**To do**
Starting at the first line of the listing below, repeat each line up to and including the one containing "import numpy as np". Leave out pictures.

**Material provided**
>>

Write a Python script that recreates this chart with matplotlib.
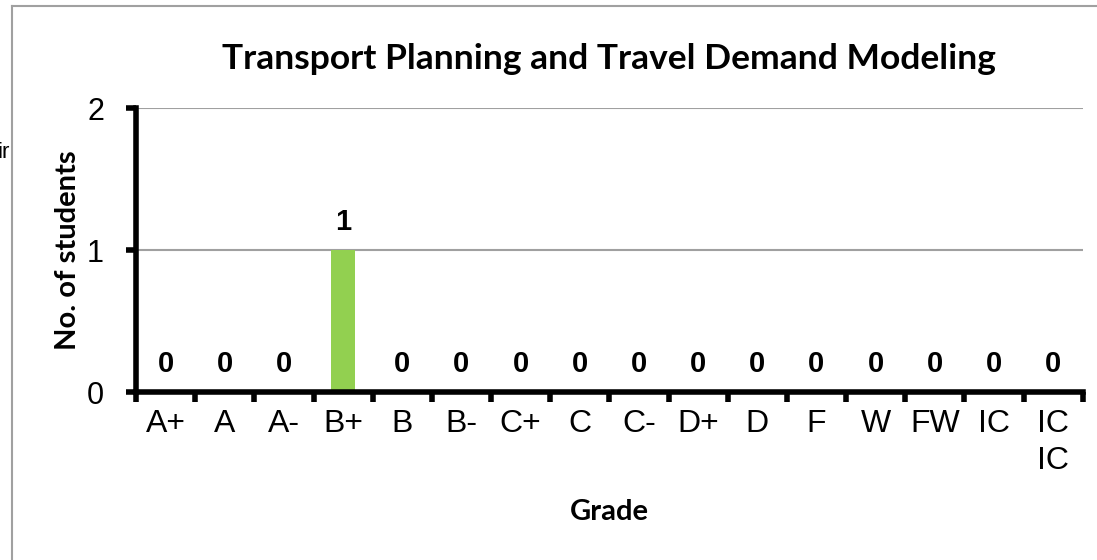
import matplotlib.pyplot as plt
from matplotlib.lines import Line2D
import numpy as np

grades = ['A+', 'A', 'A-', 'B+', 'B', 'B-', 'C+', 'C', 'C-', 'D+', 'D', 'F', 'W', 'FW', 'IC', 'IC\nIC']
students = [0, 0, 0, 1, 0, 0, 0, 0, 0, 0, 0, 0, 0, 0, 0, 0]

fig = plt.figure(figsize=(10.97, 5.60), dpi=100)
ax = fig.add_axes([0.124, 0.30, 0.863, 0.507])

x = np.arange(len(grades))
bars = ax.bar(x, students, width=0.4, color='#92D050', zorder=3)
for xi, v in zip(x, students):
    ax.annotate(str(v), (xi, v), xytext=(0, 10), textcoords='offset points',
                ha='center', va='bottom', fontsize=21, fontweight='bold',
                family='Liberation Sans')

ax.set_xlim(-0.5, len(grades) - 0.5)
ax.set_ylim(0, 2)
ax.set_yticks([0, 1, 2])
ax.set_yticklabels(['0', '1', '2'], fontsize=22, family='Liberation Sans')
ax.set_xticks(np.arange(len(grades) + 1) - 0.5)
ax.set_xticklabels([])
ax.set_xticks(x, minor=True)
ax.set_xticklabels(grades, minor=True, fontsize=23, family='Liberation Sans',
                   va='top', linespacing=1.3)
ax.tick_params(axis='x', which='minor', length=0, pad=12)
ax.tick_params(axis='x', which='major', length=7, width=4, direction='out')
ax.tick_params(axis='y', length=7, width=4, direction='out', pad=16)

ax.yaxis.grid(True, color='#a0a0a0', linewidth=1.5, zorder=0)
ax.set_axisbelow(True)
for s in ['top', 'right']:
    ax.spines[s].set_visible(False)
for s in ['left', 'bottom']:
    ax.spines[s].set_linewidth(4)
    ax.spines[s].set_zorder(4)

ax.set_title('Transport Planning and Travel Demand Modeling', fontsize=25.5,
             fontweight='bold', family='Lato', pad=28)
ax.set_ylabel('No. of students', fontsize=21, fontweight='bold', family='Lato', labelpad=4)
ax.set_xlabel('Grade', fontsize=21, fontweight='bold', family='Lato', labelpad=17)

# outer frame (left and top edges only visible)
fig.add_artist(Line2D([12/1097, 12/1097], [0, 554/560], color='#a0a0a0', lw=1.5))
fig.add_artist(Line2D([12/1097, 1], [554/560, 554/560], color='#a0a0a0', lw=1.5))
fig.text(10/1097, 408/560, 'ir', ha='right', va='center', fontsize=16, family='Liberation Sans')

fig.savefig('out.png', dpi=100)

<<

**Solution for this task**
Write a Python script that recreates this chart with matplotlib.
import matplotlib.pyplot as plt
from matplotlib.lines import Line2D
import numpy as np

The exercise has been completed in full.